EXCERPTED DATA:
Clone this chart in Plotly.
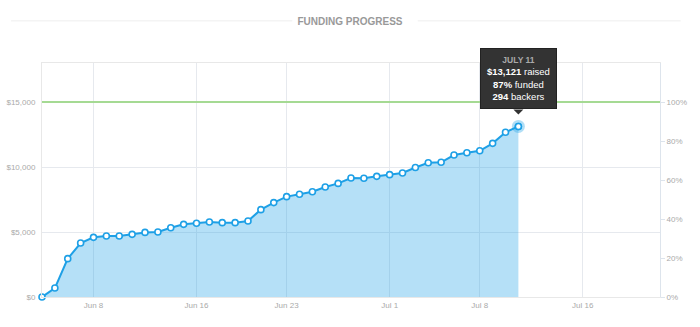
import pandas as pd
import plotly.graph_objects as go

# Campaign data: cumulative dollars raised per day
START_DATE = "2014-06-04"
RAISED = [
    0, 690, 2950, 4150, 4590, 4690, 4690, 4820, 4970, 5000,
    5330, 5590, 5670, 5770, 5720, 5720, 5850, 6720, 7260, 7720,
    7900, 8100, 8460, 8740, 9150, 9130, 9280, 9410, 9540, 9960,
    10330, 10360, 10920, 11100, 11250, 11820, 12670, 13121,
]
GOAL = 15000
BACKERS = 294
END_DATE = "2014-07-22"
Y_MAX = 18000

X_TICKS = ["2014-06-08", "2014-06-16", "2014-06-23", "2014-07-01", "2014-07-08", "2014-07-16"]
X_TICK_TEXT = ["Jun 8", "Jun 16", "Jun 23", "Jul 1", "Jul 8", "Jul 16"]
Y_TICKS = [0, 5000, 10000, 15000]
PCT_TICKS = [0, 20, 40, 60, 80, 100]

dates = pd.date_range(START_DATE, periods=len(RAISED), freq="D")
pct = [v / GOAL * 100 for v in RAISED]

BLUE = "#1ea0e6"
FILL = "rgba(30,160,230,0.33)"
GRID = "#e6e9ee"
FONT = "Liberation Sans, Arial, sans-serif"
TICK_FONT = dict(family=FONT, size=8, color="#aaaaaa")

fig = go.Figure()

# funded percentage on the right axis (keeps the axis live, not drawn)
fig.add_trace(go.Scatter(
    x=dates, y=pct, yaxis="y2", mode="lines",
    line=dict(width=0, color="rgba(0,0,0,0)"), hoverinfo="skip", showlegend=False,
))

# area + line + markers
fig.add_trace(go.Scatter(
    x=dates, y=RAISED, mode="lines+markers",
    fill="tozeroy", fillcolor=FILL,
    line=dict(color=BLUE, width=2),
    marker=dict(size=6, color="white", line=dict(color=BLUE, width=1.6)),
    cliponaxis=False, showlegend=False, hoverinfo="skip",
))

# highlighted latest day
last_date = dates[-1]
last_val = RAISED[-1]
fig.add_trace(go.Scatter(
    x=[last_date], y=[last_val], mode="markers",
    marker=dict(size=13, color="rgba(30,160,230,0.35)"),
    cliponaxis=False, showlegend=False, hoverinfo="skip",
))
fig.add_trace(go.Scatter(
    x=[last_date], y=[last_val], mode="markers",
    marker=dict(size=6, color="white", line=dict(color=BLUE, width=1.6)),
    cliponaxis=False, showlegend=False, hoverinfo="skip",
))

# funding goal line
fig.add_shape(type="line", xref="paper", x0=0, x1=1, yref="y", y0=GOAL, y1=GOAL,
              line=dict(color="#a5da93", width=2), layer="above")

# title rules
for x0, x1 in [(-0.050, 0.405), (0.608, 1.0335)]:
    fig.add_shape(type="line", xref="paper", yref="paper", x0=x0, x1=x1,
                  y0=1.18, y1=1.18, line=dict(color="#eeeeee", width=1))

# tooltip for latest day
funded_pct = int(last_val / GOAL * 100)
tip = (
    f"<span style='font-size:8.5px;color:#aaaaaa'><b>{last_date.strftime('%B').upper()} {last_date.day}</b></span><br>"
    f"<b>${last_val:,}</b> raised<br>"
    f"<b>{funded_pct}%</b> funded<br>"
    f"<b>{BACKERS}</b> backers"
)
fig.add_annotation(
    x=last_date, y=last_val, xref="x", yref="y",
    text=tip, showarrow=False, yanchor="bottom", xanchor="center", yshift=17,
    align="center", bgcolor="#333333", bordercolor="#222222", borderwidth=1, borderpad=6,
    font=dict(family=FONT, size=9.5, color="white"),
)
fig.add_shape(type="path", xref="x", yref="y", xsizemode="pixel", ysizemode="pixel",
              xanchor=last_date, yanchor=last_val,
              path="M-5,17 L5,17 L0,12 Z", fillcolor="#333333", line=dict(width=0))

fig.update_layout(
    width=700, height=327,
    margin=dict(l=42, r=40, t=63, b=30),
    paper_bgcolor="white", plot_bgcolor="white",
    title=dict(text="<b>FUNDING PROGRESS</b>", x=0.5, xref="container", xanchor="center",
               y=1 - 21 / 327, yanchor="middle",
               font=dict(family=FONT, size=10, color="#999999")),
    xaxis=dict(
        type="date", range=[START_DATE, END_DATE],
        tickvals=X_TICKS, ticktext=X_TICK_TEXT,
        showgrid=True, gridcolor=GRID, gridwidth=1,
        showline=True, linecolor="#e8e8e8", mirror=True,
        ticks="", tickfont=TICK_FONT, zeroline=False, automargin=False,
    ),
    yaxis=dict(
        range=[0, Y_MAX], tickvals=Y_TICKS, ticktext=[f"${v:,}" for v in Y_TICKS],
        showgrid=True, gridcolor=GRID, gridwidth=1,
        showline=True, linecolor="#e8e8e8", mirror=True,
        ticks="", tickfont=TICK_FONT, zeroline=False, ticklabelstandoff=4,
        automargin=False,
    ),
    yaxis2=dict(
        overlaying="y", side="right", range=[0, Y_MAX / GOAL * 100],
        tickvals=PCT_TICKS, ticktext=[f"{v}%" for v in PCT_TICKS],
        showgrid=False, zeroline=False,
        showline=True, linecolor="#dde4ec",
        ticks="outside", ticklen=4, tickcolor="#dde4ec",
        tickfont=TICK_FONT, automargin=False,
    ),
)

fig.write_html("out.html")
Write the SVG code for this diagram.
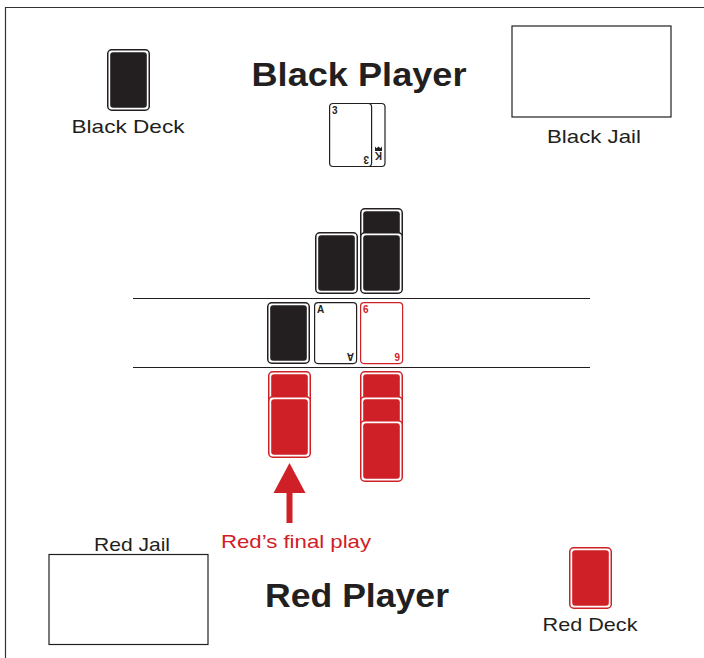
<svg xmlns="http://www.w3.org/2000/svg" xmlns:xlink="http://www.w3.org/1999/xlink" width="704" height="658" viewBox="0 0 704 658">
<style>
.lbl{font-family:"Liberation Sans",Arial,sans-serif;font-size:19px;fill:#231f20}
.ttl{font-family:"Liberation Sans",Arial,sans-serif;font-size:33px;font-weight:bold;fill:#231f20}
.idx{font-family:"Liberation Sans",Arial,sans-serif;font-size:10px;font-weight:bold}
.box{fill:#fff;stroke:#231f20;stroke-width:1.2}
.rule{stroke:#231f20;stroke-width:1.2}
</style>
<defs>
<g id="cb">
<rect x="0.75" y="0.75" width="41.5" height="60.5" rx="4" fill="#fff" stroke="#231f20" stroke-width="1.5"/>
<rect x="3.2" y="3.2" width="36.6" height="55.6" rx="3" fill="#231f20"/>
</g>
<g id="cr">
<rect x="0.75" y="0.75" width="41.5" height="60.5" rx="4" fill="#fff" stroke="#cf2027" stroke-width="1.5"/>
<rect x="3.2" y="3.2" width="36.6" height="55.6" rx="3" fill="#cf2027"/>
</g>
</defs>
<rect width="704" height="658" fill="#fff"/>
<path d="M5.5 658 V7.5 H704" fill="none" stroke="#333" stroke-width="1.2"/>

<g id="black-deck">
<use xlink:href="#cb" x="107" y="49"/>
<text class="lbl" x="128" y="133" text-anchor="middle" textLength="113" lengthAdjust="spacingAndGlyphs">Black Deck</text>
</g>
<g id="black-player">
<text class="ttl" x="359" y="86" text-anchor="middle" textLength="215" lengthAdjust="spacingAndGlyphs">Black Player</text>
</g>
<g id="black-jail">
<rect class="box" x="512" y="26" width="159" height="91"/>
<text class="lbl" x="594" y="143" text-anchor="middle" textLength="94" lengthAdjust="spacingAndGlyphs">Black Jail</text>
</g>
<g id="black-hand">
<rect x="343" y="103.5" width="42" height="63" rx="3.5" fill="#fff" stroke="#231f20" stroke-width="1.2"/>
<text class="idx" transform="translate(382 152) rotate(180)" fill="#231f20">K</text>
<path d="M375 151 h7 v-4.5 l-1.7 1.8 l-1.8 -1.8 l-1.8 1.8 l-1.7 -1.8 z" fill="#231f20"/>
<rect x="329.6" y="103.5" width="42" height="63" rx="3.5" fill="#fff" stroke="#231f20" stroke-width="1.2"/>
<text class="idx" x="332" y="114" fill="#231f20">3</text>
<text class="idx" transform="translate(369 156) rotate(180)" fill="#231f20">3</text>
</g>

<g id="black-pile-1">
<use xlink:href="#cb" x="315" y="232"/>
</g>
<g id="black-pile-2">
<use xlink:href="#cb" x="360" y="208"/>
<use xlink:href="#cb" x="360" y="232"/>
</g>

<g id="rules">
<line class="rule" x1="133" y1="298.5" x2="590" y2="298.5"/>
<line class="rule" x1="133" y1="367.5" x2="590" y2="367.5"/>
</g>

<g id="center-black">
<use xlink:href="#cb" x="267" y="302"/>
</g>
<g id="center-ace">
<rect x="314.6" y="302.6" width="42" height="61" rx="3.5" fill="#fff" stroke="#231f20" stroke-width="1.2"/>
<text class="idx" x="317" y="313" fill="#231f20">A</text>
<text class="idx" transform="translate(354 353) rotate(180)" fill="#231f20">A</text>
</g>
<g id="center-six">
<rect x="360.6" y="302.6" width="42" height="61" rx="3.5" fill="#fff" stroke="#cf2027" stroke-width="1.2"/>
<text class="idx" x="363" y="313" fill="#cf2027">6</text>
<text class="idx" transform="translate(400 353) rotate(180)" fill="#cf2027">6</text>
</g>

<g id="red-pile-1">
<use xlink:href="#cr" x="268" y="371"/>
<use xlink:href="#cr" x="268" y="396"/>
</g>
<g id="red-pile-2">
<use xlink:href="#cr" x="360" y="371"/>
<use xlink:href="#cr" x="360" y="396"/>
<use xlink:href="#cr" x="360" y="420"/>
</g>

<g id="connectors">
<rect x="286.5" y="490" width="6" height="33" fill="#cf2027"/>
<polygon points="289.5,463 305.5,493 273.5,493" fill="#cf2027"/>
</g>
<g id="note">
<text class="lbl" x="296" y="548" text-anchor="middle" style="fill:#cf2027" textLength="150" lengthAdjust="spacingAndGlyphs">Red’s final play</text>
</g>

<g id="red-jail">
<text class="lbl" x="132" y="551" text-anchor="middle" textLength="76" lengthAdjust="spacingAndGlyphs">Red Jail</text>
<rect class="box" x="49" y="554.5" width="159" height="90"/>
</g>
<g id="red-player">
<text class="ttl" x="357" y="607" text-anchor="middle" textLength="184" lengthAdjust="spacingAndGlyphs">Red Player</text>
</g>
<g id="red-deck">
<use xlink:href="#cr" x="569" y="547"/>
<text class="lbl" x="590" y="631" text-anchor="middle" textLength="95" lengthAdjust="spacingAndGlyphs">Red Deck</text>
</g>
</svg>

AIM OF THE EXERCISE: Write out again, exactly, the lines from the start of the listing up to the line containing "import plotly.graph_objects as go", with both ends and without pictures.

ANSWER TO THIS PROBLEM:
Clone this chart in Plotly.
import pandas as pd
import plotly.graph_objects as go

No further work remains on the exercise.